- Task -
Only one stretch of the data below should be repeated: the lines from the line containing "Convert this chart" through the line containing "const xTickValues = [1000, 10000, 100000];", inclusive, exactly as they are.

- Working data -
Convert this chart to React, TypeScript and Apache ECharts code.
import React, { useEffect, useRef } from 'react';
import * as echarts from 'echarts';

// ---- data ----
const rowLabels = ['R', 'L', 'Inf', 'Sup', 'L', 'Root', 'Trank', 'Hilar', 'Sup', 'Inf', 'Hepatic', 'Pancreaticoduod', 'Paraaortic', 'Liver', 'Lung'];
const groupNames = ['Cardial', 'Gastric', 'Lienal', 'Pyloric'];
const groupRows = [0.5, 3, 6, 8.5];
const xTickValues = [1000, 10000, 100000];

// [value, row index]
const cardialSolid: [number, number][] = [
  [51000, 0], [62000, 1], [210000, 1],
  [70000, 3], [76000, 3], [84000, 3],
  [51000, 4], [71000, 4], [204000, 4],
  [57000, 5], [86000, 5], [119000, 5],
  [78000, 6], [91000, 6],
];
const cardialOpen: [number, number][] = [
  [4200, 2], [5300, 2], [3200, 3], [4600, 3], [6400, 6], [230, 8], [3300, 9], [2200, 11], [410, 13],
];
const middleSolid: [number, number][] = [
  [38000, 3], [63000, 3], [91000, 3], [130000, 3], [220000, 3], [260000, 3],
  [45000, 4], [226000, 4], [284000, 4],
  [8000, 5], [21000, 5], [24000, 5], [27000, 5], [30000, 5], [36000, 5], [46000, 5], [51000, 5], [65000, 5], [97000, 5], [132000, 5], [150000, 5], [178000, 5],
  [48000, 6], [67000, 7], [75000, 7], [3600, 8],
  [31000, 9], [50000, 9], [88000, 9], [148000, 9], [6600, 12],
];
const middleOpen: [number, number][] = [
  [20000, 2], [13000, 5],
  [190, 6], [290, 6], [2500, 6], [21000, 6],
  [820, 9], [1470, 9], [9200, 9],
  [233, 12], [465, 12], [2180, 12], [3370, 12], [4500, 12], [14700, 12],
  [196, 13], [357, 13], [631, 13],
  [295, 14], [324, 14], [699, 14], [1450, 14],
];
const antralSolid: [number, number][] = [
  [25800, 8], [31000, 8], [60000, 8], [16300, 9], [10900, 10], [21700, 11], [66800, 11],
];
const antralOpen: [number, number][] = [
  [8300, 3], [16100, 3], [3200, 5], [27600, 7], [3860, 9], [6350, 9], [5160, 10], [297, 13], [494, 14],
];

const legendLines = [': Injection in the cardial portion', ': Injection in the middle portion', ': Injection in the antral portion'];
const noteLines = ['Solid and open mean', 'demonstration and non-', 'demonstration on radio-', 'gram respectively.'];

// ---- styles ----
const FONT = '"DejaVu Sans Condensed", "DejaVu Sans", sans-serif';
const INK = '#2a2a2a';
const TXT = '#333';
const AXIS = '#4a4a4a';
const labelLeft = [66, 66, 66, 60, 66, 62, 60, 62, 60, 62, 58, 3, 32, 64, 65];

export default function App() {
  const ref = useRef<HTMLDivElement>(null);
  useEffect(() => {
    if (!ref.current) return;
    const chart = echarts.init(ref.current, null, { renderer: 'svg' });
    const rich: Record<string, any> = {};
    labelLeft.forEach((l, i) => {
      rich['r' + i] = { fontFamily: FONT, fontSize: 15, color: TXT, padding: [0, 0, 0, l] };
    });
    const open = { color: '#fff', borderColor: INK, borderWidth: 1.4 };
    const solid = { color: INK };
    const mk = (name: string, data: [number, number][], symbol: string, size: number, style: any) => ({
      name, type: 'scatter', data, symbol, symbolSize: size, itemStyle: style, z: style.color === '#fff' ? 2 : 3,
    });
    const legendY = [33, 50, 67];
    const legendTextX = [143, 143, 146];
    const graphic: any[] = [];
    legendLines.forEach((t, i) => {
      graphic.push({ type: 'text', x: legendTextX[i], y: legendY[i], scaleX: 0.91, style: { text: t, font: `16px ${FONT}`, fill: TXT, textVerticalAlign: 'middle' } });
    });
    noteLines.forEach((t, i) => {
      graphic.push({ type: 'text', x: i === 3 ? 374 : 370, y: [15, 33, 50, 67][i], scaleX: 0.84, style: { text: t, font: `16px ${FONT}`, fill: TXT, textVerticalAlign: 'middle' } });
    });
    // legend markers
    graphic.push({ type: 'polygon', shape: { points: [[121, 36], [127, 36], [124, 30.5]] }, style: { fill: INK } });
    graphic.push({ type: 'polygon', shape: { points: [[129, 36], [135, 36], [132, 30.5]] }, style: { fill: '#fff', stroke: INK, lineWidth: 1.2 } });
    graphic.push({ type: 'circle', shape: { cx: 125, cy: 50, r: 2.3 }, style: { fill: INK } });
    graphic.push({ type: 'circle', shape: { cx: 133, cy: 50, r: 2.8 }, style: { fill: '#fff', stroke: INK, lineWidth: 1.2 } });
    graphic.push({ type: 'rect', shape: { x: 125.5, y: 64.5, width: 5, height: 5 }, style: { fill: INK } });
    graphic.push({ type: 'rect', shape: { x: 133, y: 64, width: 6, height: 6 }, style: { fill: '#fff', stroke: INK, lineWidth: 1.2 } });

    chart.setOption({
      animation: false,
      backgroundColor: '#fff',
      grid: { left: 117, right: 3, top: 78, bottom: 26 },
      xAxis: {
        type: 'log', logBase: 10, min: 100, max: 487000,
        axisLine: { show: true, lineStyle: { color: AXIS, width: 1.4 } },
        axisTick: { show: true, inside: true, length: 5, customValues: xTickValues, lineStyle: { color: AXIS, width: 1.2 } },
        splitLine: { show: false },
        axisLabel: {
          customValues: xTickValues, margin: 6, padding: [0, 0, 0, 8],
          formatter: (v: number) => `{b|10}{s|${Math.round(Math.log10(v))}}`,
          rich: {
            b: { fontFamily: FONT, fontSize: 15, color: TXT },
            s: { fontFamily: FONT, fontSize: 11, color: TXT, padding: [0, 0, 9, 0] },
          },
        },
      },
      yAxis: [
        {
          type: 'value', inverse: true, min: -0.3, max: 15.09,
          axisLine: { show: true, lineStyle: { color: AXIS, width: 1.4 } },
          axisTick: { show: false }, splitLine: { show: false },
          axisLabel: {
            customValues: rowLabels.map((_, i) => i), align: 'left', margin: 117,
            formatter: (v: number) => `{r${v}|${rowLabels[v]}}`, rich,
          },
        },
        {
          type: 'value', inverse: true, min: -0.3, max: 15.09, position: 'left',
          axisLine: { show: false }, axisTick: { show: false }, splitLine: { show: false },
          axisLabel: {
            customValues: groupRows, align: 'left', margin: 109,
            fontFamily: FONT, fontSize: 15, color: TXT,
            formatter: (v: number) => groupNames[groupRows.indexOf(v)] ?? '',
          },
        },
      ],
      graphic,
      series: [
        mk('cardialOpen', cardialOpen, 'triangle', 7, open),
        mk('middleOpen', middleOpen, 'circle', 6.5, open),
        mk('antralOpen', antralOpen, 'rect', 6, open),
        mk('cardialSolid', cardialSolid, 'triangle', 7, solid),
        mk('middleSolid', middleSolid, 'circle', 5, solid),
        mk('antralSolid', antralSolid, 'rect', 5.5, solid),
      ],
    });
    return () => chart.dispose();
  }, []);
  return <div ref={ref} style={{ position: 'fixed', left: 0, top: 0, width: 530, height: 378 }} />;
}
---
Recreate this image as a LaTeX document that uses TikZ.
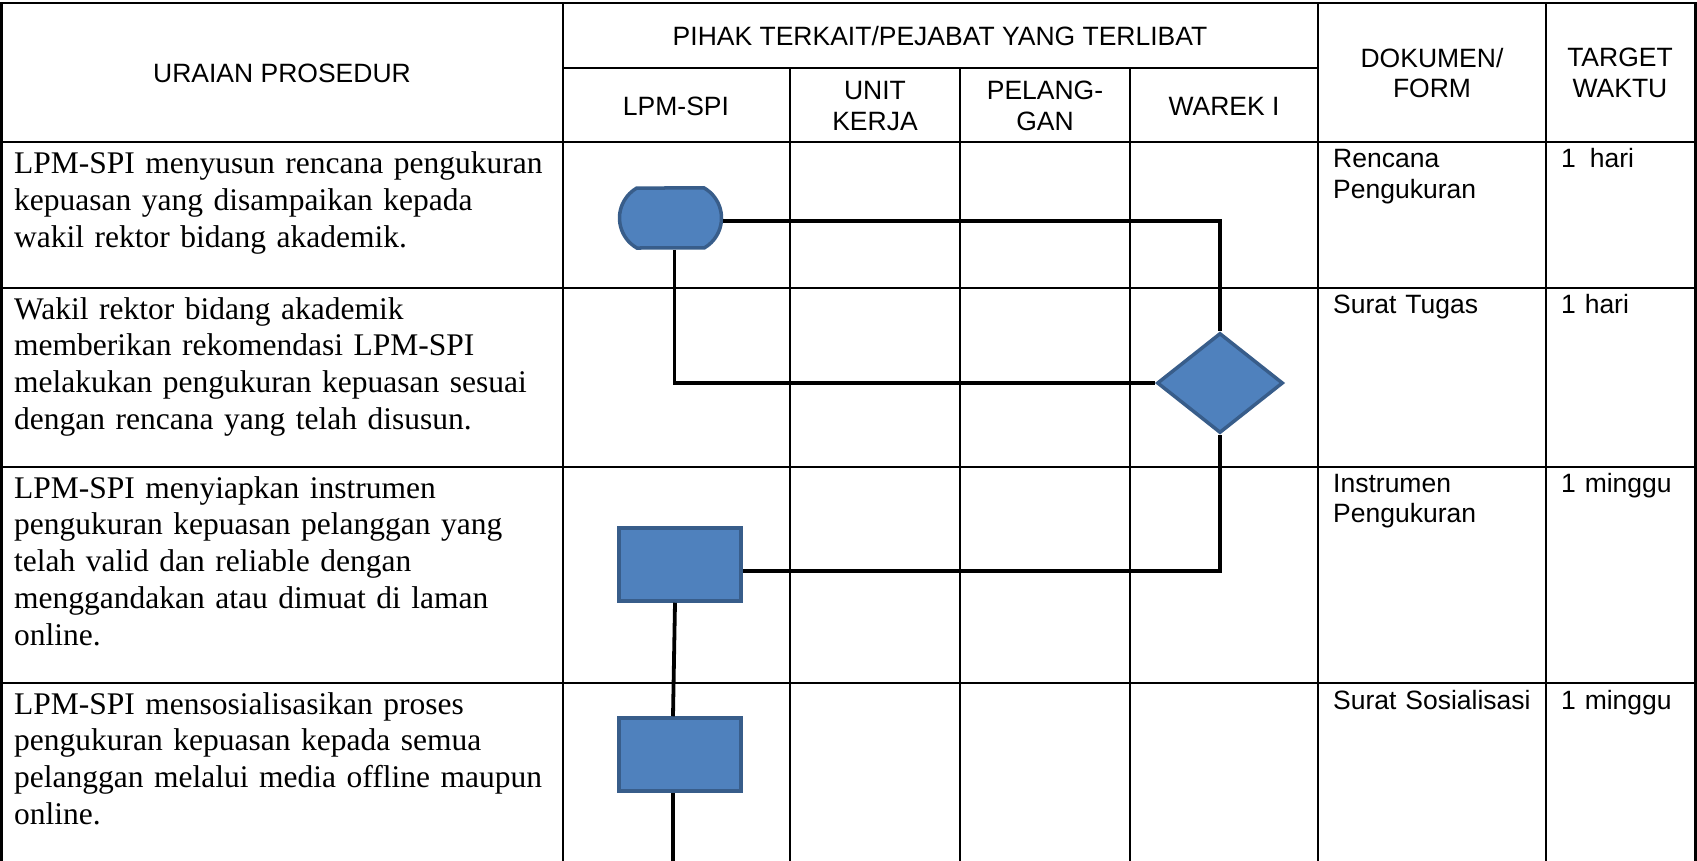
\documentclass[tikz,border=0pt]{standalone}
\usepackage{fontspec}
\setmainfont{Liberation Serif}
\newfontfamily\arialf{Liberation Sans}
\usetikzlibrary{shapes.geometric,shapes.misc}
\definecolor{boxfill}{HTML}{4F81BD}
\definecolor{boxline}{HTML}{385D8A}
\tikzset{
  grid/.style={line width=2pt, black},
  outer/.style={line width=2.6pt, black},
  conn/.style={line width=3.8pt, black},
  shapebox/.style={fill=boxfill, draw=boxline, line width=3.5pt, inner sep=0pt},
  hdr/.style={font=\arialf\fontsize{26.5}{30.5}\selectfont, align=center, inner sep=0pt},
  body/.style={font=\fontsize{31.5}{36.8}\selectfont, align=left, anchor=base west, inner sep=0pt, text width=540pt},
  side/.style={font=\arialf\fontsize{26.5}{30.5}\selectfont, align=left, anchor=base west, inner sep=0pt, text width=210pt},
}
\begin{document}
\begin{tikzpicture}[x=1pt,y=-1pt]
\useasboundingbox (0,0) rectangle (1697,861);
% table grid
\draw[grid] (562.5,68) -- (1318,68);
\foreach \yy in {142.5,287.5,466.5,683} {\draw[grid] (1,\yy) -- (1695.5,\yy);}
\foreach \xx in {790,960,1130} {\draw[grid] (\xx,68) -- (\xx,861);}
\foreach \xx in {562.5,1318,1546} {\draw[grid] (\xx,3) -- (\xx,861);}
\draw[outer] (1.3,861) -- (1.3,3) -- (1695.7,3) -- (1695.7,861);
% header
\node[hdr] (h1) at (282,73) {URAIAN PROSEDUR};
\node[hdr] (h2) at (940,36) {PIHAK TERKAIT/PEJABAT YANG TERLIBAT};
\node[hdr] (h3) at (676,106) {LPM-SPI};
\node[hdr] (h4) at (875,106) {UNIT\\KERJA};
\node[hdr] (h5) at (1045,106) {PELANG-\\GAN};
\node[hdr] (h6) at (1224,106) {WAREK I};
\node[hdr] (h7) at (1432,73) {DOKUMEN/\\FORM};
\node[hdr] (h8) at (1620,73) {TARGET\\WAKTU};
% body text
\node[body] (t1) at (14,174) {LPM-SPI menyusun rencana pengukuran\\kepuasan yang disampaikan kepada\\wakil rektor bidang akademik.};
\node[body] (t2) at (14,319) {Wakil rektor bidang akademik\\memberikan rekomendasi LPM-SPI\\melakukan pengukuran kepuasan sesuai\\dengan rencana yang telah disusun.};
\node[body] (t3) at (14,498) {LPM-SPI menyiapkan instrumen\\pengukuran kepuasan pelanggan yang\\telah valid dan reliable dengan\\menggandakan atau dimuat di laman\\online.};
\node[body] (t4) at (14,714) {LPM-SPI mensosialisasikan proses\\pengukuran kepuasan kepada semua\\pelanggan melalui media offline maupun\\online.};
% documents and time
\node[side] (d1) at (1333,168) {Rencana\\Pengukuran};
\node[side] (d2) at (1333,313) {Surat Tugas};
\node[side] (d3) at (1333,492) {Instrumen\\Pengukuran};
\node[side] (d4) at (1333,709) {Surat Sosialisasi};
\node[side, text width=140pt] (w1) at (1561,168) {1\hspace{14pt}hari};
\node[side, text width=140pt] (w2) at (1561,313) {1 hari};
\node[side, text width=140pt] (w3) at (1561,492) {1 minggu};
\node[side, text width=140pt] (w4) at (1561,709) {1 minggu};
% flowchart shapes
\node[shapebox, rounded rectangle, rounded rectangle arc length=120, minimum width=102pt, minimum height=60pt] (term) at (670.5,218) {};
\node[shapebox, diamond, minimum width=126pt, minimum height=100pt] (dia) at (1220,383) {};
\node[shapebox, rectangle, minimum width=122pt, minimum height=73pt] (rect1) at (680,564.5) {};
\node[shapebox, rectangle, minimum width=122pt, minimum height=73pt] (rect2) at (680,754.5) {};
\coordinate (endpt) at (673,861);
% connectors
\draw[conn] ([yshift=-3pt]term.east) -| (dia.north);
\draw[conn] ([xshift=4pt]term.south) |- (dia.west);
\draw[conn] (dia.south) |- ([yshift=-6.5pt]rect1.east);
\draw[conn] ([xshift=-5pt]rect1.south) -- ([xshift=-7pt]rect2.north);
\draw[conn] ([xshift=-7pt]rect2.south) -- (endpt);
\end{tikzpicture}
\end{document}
--
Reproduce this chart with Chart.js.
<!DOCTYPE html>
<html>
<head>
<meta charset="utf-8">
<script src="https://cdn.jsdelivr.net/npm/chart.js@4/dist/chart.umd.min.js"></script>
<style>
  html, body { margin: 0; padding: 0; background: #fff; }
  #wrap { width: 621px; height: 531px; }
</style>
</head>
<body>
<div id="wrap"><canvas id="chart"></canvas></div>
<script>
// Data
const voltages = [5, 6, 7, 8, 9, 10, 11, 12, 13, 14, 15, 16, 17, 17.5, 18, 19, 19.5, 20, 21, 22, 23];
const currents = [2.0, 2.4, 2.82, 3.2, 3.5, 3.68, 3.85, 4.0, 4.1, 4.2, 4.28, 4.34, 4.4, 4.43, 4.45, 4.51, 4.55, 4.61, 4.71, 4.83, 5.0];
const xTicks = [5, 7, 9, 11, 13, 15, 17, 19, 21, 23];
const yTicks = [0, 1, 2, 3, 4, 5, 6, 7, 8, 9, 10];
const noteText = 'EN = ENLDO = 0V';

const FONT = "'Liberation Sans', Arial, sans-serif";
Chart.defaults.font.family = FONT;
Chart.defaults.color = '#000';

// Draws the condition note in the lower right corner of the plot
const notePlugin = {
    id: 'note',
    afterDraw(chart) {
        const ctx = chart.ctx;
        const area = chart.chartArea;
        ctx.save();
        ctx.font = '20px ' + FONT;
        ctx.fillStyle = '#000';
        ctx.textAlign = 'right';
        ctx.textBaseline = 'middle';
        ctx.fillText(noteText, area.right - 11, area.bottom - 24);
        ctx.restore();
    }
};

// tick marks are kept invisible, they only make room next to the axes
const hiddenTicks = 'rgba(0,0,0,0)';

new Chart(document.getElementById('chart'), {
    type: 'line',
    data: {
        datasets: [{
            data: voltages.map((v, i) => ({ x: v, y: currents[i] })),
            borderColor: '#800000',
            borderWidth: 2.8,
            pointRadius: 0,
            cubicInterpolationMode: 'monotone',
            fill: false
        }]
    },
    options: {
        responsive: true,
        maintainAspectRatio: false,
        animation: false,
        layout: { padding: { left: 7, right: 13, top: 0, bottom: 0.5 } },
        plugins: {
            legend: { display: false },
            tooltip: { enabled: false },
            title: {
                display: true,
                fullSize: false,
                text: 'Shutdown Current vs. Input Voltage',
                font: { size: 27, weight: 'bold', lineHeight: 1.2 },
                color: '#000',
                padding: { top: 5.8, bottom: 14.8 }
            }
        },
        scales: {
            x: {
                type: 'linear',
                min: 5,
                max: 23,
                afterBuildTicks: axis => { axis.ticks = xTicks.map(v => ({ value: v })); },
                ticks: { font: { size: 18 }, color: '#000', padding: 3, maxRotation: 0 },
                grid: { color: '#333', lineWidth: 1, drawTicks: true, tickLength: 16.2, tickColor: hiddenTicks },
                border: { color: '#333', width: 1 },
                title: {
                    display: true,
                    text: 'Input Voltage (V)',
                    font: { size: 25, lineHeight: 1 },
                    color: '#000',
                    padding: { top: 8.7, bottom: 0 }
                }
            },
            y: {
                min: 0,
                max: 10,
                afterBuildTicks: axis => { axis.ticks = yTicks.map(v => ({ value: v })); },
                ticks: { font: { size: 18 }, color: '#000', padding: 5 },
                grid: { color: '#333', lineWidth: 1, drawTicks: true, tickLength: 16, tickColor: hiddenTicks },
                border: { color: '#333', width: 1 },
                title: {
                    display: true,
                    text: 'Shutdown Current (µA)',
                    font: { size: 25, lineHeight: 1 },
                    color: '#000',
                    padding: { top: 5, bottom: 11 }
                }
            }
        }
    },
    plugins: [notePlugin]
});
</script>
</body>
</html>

- Answer below -
Convert this chart to React, TypeScript and Apache ECharts code.
import React, { useEffect, useRef } from 'react';
import * as echarts from 'echarts';

// ---- data ----
const rowLabels = ['R', 'L', 'Inf', 'Sup', 'L', 'Root', 'Trank', 'Hilar', 'Sup', 'Inf', 'Hepatic', 'Pancreaticoduod', 'Paraaortic', 'Liver', 'Lung'];
const groupNames = ['Cardial', 'Gastric', 'Lienal', 'Pyloric'];
const groupRows = [0.5, 3, 6, 8.5];
const xTickValues = [1000, 10000, 100000];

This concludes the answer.